Simon Sinek wrote a pretty well-known book called Start With Why in which he does a deep dive into this principle of “why.” He applies it to companies like Apple and Southwest, and paints a clear picture of how one can traverse from why to how to what rather than the opposite direction. I highly recommend reading it.

2) Provide a Full Solution, Not a Product/Service

The two sentences I’ve heard the most from potential clients over the past 4 months are:

  1. “Video is the next big thing.”
  2. “We need more video content.”

Video marketing is important, and EVERYBODY knows it. Therefore, it should be easy to sell a video to someone who already knows they need a video, right?

Wrong.

People don’t buy good videos. They buy solutions. Everyone knows they need videos, but nobody knows how to use a video in a way that will solve their problem.

When someone says “We need more video content,” what they really mean is, “We need more sales and we think videos will do that more efficiently than what we are currently doing.”

I’ve spent a lot of time trying to sell videos, and it hasn’t worked very well at all. The “starving artist” stigma is there because art, while it’s incredibly valuable in its own right, does not solve a specific problem.

When somebody asks me for a video, they don’t really want a video. They want something else, and they think the video will help them get it. So I should ask lots of questions to find out what they want, then build an entire marketing campaign that will solve their problem. This means creating a video, dipping into Facebook ads, making landing pages, handling email marketing, and putting all the pieces together into a full solution.
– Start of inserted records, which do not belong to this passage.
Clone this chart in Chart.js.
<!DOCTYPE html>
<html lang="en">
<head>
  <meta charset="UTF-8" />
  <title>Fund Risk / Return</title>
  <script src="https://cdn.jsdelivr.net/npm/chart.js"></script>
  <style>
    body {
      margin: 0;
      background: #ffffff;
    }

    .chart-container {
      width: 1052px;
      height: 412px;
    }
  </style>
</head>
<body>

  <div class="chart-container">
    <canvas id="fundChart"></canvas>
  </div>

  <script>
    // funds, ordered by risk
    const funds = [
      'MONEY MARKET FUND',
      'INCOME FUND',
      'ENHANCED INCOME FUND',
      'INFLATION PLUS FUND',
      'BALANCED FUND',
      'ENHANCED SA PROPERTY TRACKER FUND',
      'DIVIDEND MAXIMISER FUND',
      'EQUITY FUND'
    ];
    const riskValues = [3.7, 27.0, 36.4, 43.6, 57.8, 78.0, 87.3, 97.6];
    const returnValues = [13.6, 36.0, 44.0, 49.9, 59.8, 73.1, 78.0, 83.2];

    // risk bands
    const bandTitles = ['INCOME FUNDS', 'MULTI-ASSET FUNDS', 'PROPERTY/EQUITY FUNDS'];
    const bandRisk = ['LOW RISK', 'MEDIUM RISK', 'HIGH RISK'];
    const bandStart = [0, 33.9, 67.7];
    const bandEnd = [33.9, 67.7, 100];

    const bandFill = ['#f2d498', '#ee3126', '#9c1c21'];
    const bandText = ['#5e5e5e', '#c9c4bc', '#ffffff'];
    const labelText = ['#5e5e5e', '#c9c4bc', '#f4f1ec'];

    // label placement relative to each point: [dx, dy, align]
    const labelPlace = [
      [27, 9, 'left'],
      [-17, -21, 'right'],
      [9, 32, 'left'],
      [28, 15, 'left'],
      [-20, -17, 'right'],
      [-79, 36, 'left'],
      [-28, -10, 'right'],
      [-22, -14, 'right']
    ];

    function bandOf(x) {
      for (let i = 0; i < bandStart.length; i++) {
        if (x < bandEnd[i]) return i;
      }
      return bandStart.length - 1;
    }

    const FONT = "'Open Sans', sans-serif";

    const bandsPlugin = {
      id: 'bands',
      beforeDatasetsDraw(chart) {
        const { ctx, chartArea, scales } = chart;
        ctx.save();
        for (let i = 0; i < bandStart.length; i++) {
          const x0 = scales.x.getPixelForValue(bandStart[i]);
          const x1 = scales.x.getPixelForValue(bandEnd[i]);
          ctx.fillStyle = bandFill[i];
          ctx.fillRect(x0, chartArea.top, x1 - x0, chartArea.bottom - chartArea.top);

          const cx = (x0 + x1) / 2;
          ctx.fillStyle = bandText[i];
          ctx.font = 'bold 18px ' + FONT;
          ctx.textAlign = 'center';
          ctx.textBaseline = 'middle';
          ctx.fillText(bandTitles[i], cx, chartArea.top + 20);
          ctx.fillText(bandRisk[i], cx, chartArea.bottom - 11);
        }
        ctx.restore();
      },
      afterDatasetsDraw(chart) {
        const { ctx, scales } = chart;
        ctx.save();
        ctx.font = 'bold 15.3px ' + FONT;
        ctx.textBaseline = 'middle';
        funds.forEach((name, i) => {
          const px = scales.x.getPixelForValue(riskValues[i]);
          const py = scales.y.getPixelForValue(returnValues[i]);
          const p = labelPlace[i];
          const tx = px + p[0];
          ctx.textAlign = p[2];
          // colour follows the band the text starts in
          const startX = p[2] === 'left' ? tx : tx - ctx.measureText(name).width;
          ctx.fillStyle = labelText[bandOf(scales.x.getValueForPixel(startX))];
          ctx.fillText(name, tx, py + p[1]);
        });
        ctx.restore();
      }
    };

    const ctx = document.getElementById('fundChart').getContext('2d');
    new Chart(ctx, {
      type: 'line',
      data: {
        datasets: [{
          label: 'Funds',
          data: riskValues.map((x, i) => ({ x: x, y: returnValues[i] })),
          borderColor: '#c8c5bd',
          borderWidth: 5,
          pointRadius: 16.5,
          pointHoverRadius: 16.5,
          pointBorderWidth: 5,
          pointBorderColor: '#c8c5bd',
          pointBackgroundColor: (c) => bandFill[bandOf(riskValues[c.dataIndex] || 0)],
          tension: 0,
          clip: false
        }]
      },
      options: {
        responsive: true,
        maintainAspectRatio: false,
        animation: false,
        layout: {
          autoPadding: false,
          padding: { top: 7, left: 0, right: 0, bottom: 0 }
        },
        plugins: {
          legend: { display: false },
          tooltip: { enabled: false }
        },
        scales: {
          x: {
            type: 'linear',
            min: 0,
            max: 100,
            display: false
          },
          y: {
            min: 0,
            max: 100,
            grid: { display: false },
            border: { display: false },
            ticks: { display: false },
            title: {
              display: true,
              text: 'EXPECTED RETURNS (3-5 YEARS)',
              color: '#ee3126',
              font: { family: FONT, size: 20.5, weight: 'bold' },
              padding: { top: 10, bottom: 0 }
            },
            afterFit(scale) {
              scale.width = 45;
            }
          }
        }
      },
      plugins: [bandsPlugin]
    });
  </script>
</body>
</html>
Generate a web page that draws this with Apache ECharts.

My job is to find out what they want, then work backwards.

The video is made with the entire marketing campaign in mind. The marketing campaign is made with the video in mind. There are more pieces to the puzzle than just a video if you want to create something that somebody is willing to pay for. This means a lot more work than just creating a video and being done with it. But that’s the point. That’s how you actually help somebody.

Selling people an answer you think you already have doesn’t work. Turn yourself into somebody who can work through their problem, and you’ll end up with a solution that they will actually pay you for.